» (…) Il s’agit d’une nouvelle attitude pour qu’ils ternissent l’image du pays. Jusqu’au point où ils brûlent eux-mêmes la permanence et alertent des gens. Ces gens, nous les mettons en garde, nous qui avons récemment reconnu leur parti. S’il s’avérait de nouveau que ce sont eux les responsables de ce désordre, des mesures qui s’imposent seront prises (…) « , dixit Tharcisse Niyongabo, assistant permanent et porte-parole du ministère de l’Intérieur, commentant l’incendie de la permanence du CNL à Nyabiraba. Cette déclaration a été faite lors de la conférence publique des porte-paroles en province Muyinga, vendredi 21 juin.
Mercredi 19 juin, le verdict tombe. Poursuivis pour »complicité à l’incendie volontaire », les neufs militants du CNL venus de Rumonge, Kanyosha et Bujumbura mairie sont condamnés à deux ans de prison. Ceux natifs de Nyabiraba seront, par la suite, relaxés.
Retour sur les faits
Samedi 15 juin, vers 21h30, deux jeunes hommes et deux filles sont entrés dans une maison à proximité de cette permanence que veillaient 15 militants du CNL. Les habitants de Nyabiraba confirment une première tentative d’incendie, mercredi 12 juin. Ces militants envoient un des leurs pour s’enquérir de la raison de leur présence. Une altercation s’ensuit.
Quelques minutes plus tard, le commissaire communal débarque avec une escouade de plus de 10 policiers. Direction commissariat pour les 15 militants du CNL pour identification. Ensuite, c’est la case prison. De là, ils verront leur permanence prendre feu.
Telle une ligne de bus directe, ce chef d’accusation ne s’arrête pas aux arrêts des preuves irréfutables. Seul le terminus de la condamnation semble importer.
Comment le retenir sans avoir identifié le ou les pyromanes? L’accusation n’a pas pu établir la présence d’autres militants du CNL sur la scène du délit au moment de l’incendie. Et, partant, apporter la preuve d’un ou plusieurs liens avérés avec le ou les auteurs.
Quid des deux jeunes hommes et deux filles qui n’ont pas été embarqués par le commissaire provincial et ses hommes? Ils sont ainsi les derniers à avoir été vus sur place. De surcroît, cette altercation constituait un motif supplémentaire pour tourner les regards des enquêteurs de leur côté. A leur égard, le bandeau qui couvre les yeux de la justice, symbole d’impartialité, semble être tombé.
Le pouvoir montre ses griffes
Comment expliquer cette charge inédite du pouvoir contre son principal opposant? Ses sorties médiatiques le posant en victime de l’intolérance politique ont-elles franchi le seuil de l’acceptable? Volonté de transformer les opposants en disciples d’Epictète répétant en boucle cette célèbre maxime des stoïciens : » Substine et abstine » (Supporte et abstiens-toi) « ?

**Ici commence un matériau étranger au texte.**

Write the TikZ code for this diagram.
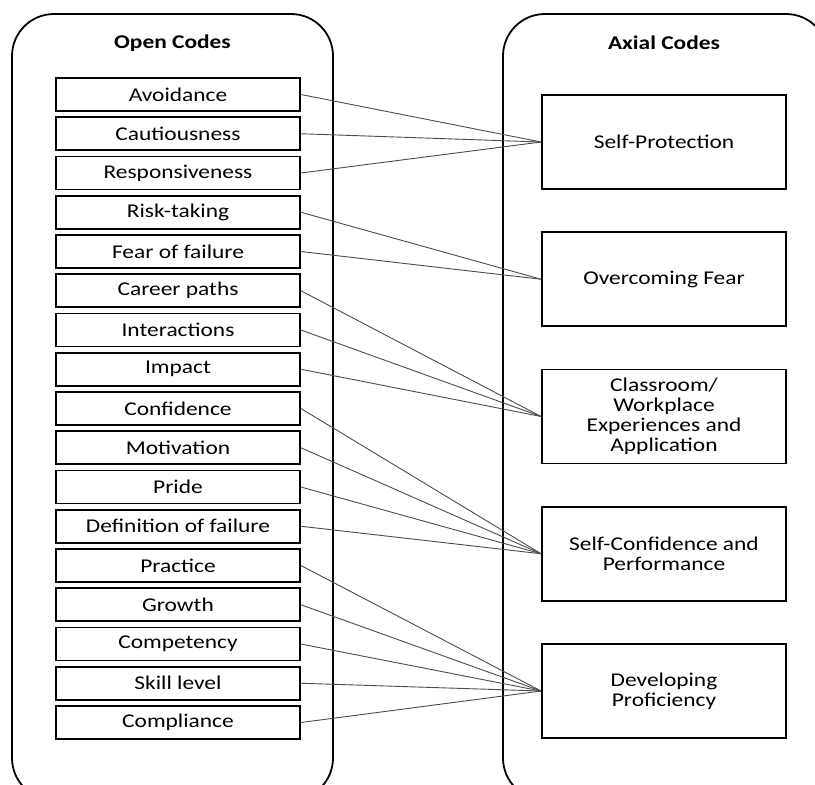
\documentclass[tikz,border=0pt]{standalone}
\usepackage{fontspec}
\setmainfont{Carlito}[FakeStretch=1.2]
\begin{document}
\begin{tikzpicture}[x=1pt,y=-1pt,
  container/.style={draw=black,line width=1.8pt,rounded corners=42pt},
  openbox/.style={draw=black,line width=1.8pt,minimum width=244pt,minimum height=33pt,inner sep=0pt,font=\fontsize{19.5}{20}\selectfont},
  axbox/.style={draw=black,line width=1.8pt,minimum width=244pt,minimum height=94pt,inner sep=0pt,align=center,font=\fontsize{19.5}{20}\selectfont},
  title/.style={font=\fontsize{19.5}{20}\selectfont\bfseries,inner sep=0pt},
  link/.style={draw=black!70,line width=0.9pt}]
\useasboundingbox (0,0) rectangle (815,785);
\begin{scope}
\clip (0,0) rectangle (815,785);
\draw[container] (12,14) rectangle (333,800);
\draw[container] (503,14) rectangle (828,800);
\end{scope}
\node[title] (t1) at (172.5,43) {Open Codes};
\node[title] (t2) at (664,43) {Axial Codes};
\foreach \n/\t [count=\i from 0] in {o1/Avoidance,o2/Cautiousness,o3/Responsiveness,o4/Risk-taking,o5/Fear of failure,o6/Career paths,o7/Interactions,o8/Impact,o9/Confidence,o10/Motivation,o11/Pride,o12/Definition of failure,o13/Practice,o14/Growth,o15/Competency,o16/Skill level,o17/Compliance}
  \node[openbox] (\n) at (178,{94.5+39.25*\i}) {\t};
\node[axbox] (a1) at (664,142) {Self-Protection};
\node[axbox] (a2) at (664,279.25) {Overcoming Fear};
\node[axbox] (a3) at (664,416.5) {Classroom/\\Workplace\\Experiences and\\Application};
\node[axbox] (a4) at (664,553.75) {Self-Confidence and\\Performance};
\node[axbox] (a5) at (664,691) {Developing\\Proficiency};
\foreach \o/\a in {o1/a1,o2/a1,o3/a1,o4/a2,o5/a2,o6/a3,o7/a3,o8/a3,o9/a4,o10/a4,o11/a4,o12/a4,o13/a5,o14/a5,o15/a5,o16/a5,o17/a5}
  \draw[link] (\o.east) -- (\a.west);
\end{tikzpicture}
\end{document}
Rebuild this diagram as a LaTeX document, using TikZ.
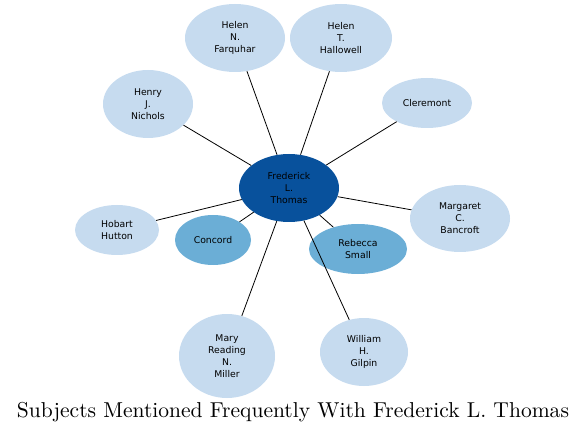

Ou/et une logique souterraine est-elle à l’œuvre dans cette affaire? Dans cette hypothèse, ce tweet du porte-parole du président Nkurunziza, Jean-Claude Ndezako, donnerait un éclairage : » En août 2020, il y aura de grandioses cérémonies de passation de pouvoir entre @Pnkurunziza et son successeur à la @BdiPresidence. Prise après avoir consulté le Tout-Puissant, la décision du président de ne pas se représenter est irréversible. »
Exit le débat enflammé sur la volonté prêtée au raïs de restaurer la monarchie.
Retour à la réalité de la succession de l’actuel locataire de la Présidence de la République.
Cette nouvelle donne étant confirmée, le président du CNL se retrouvera seul poids lourd dans la course à la présidentielle. Ce faisant, cette menace pourrait s’inscrire dans une stratégie de soutien au futur candidat du parti de l’Aigle. » Par tous les moyens nécessaires « , assénerait Malcolm X. Pour lui ouvrir à terme un boulevard menant à la Présidence de la République.
» La menace ne sert d’armes qu’aux menacés « , observait déjà Léonard de Vinci.